Stating to the board “we’re doing ERP” risks starting with the nebulous and descending into the ineffectual.
Traditionally, ERP was about cost reduction, operating efficiency, standardisation and centralisation, without focusing on opportunities to grow. Today, however, the board’s focus is on digital business rather than cost savings.
Unless ERP strategies change to embrace and enable digital business, they – and the CIOs that propose them – will be relegated to a back office, low relevance activity.
Presenting to the board can be a daunting task. Many a talented CIO has been tripped up by questions and statements from board members that appear to come from left field. When under pressure, it’s normal to resort to what’s comfortable – vendors, technologies and buzzwords.
The board wants to hear how an ERP strategy will deliver measurable business impact and provide a renovated core for digital business. This is where a postmodern ERP strategy comes in, addressing both existing investments and new ERP technologies, to deliver measurable business benefits. Presenting a back office, low relevance strategy that bemoans a historic lack of investment in IT portends a poor outcome.
The board cares primarily about only one thing: shareholder value. You need to communicate an understanding of the business context and how the company will be competitive. For public sector organisations, the focus should be mission enhancement rather than competitive advantage.
There’s often a strange paradox in that boards expect CIOs to be business focused, strategic and succinct. Yet when presented with an ERP strategy in such terms, CIOs may shift the focus to vendors and technologies since that’s what the board’s accustomed to talking to CIOs about.
Garner support and guidance
Executing an ERP strategy is an ongoing stream of decisions and changes to business processes. These can’t be resolved properly without strong executive management and board support.
Lack of executive leadership is one of the primary reasons ERP programs fail. Executives will look to the board for support and guidance. Their support of the agreed strategy reinforces its importance throughout the organisation.
It’s critical that you know who the digital influencers are on the board and throughout the organisation. A successful presentation to the board isn’t just about completing a check-the-box exercise and gaining funding. It’s about getting support throughout the program.
Help the board understand that ERP should be treated as an ongoing strategy, not as an individual one-time project. The strategy will contain multiple programmes and projects delivering measurable business value over time.
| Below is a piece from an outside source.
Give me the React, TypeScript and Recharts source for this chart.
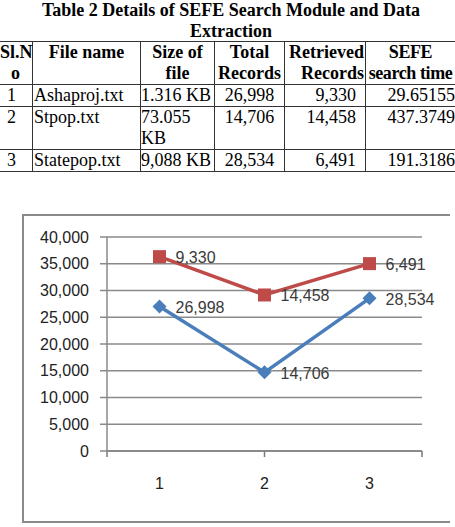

Don’t focus on ‘doing ERP’
Stating “we’re doing ERP” is problematic for several reasons. By itself, the term “ERP” no longer provides a level of understanding and/or clarity to an organisation. Over the years, the term has been used ubiquitously to mean any type of back-end business system in any industry.
In addition, ERP isn’t a single thing, application or vendor. Value doesn’t derive from buying software and simply implementing it. The value comes from the adoption of new and/or improved ways of working. It also comes from the development of a strong core system of record that can be exposed to systems of differentiation and innovation.
Gartner believes that CIOs who take a business strategy first approach to ERP will deliver 60 per cent increased business value over those who take a vendor first approach. Success and the realisation of business value require strategy, organisational change leadership and effective governance. Technology by itself isn’t enough.
Board members may have past experience with a variety of projects and programmes that were categorised as ERP. These experiences, good and bad, may colour their view of this current initiative.
It’s essential that your presentation clearly identifies what information you want the board to understand and what outcome you need from it. Do you require the board’s support? Do you require funding? Executive sponsorship? Or is this presentation just to provide background information for future discussions?
Board meetings can be quite contentious affairs. Read the room quickly and adjust your pitch accordingly. Many CIOs don’t sit on the board and this ERP presentation may be only one item on a very busy agenda.
Present a vision of the future
Clearly state what’s happening in business terms that requires action at this point in time. Traditional ERP presentations often focus on risk, rather than reward.
One overused approach in monolithic ERP initiatives employed the concept of a “burning platform”: a sense of urgency around a dire situation, with the goal of scaring the board into action by linking the ERP initiative to a veiled threat: “If we don’t do this, bad things will happen!”
Boards don’t scare easily. They’re often composed of seasoned business professionals who’ve “been there and done that”.They’ve heard many CIOs make prophecies of doom in the past that didn’t turn out to be true.
Present to the board a vision and narrative of the future that provides a positive view of the reasons behind the strategy, and an understanding of the objectives and benefits.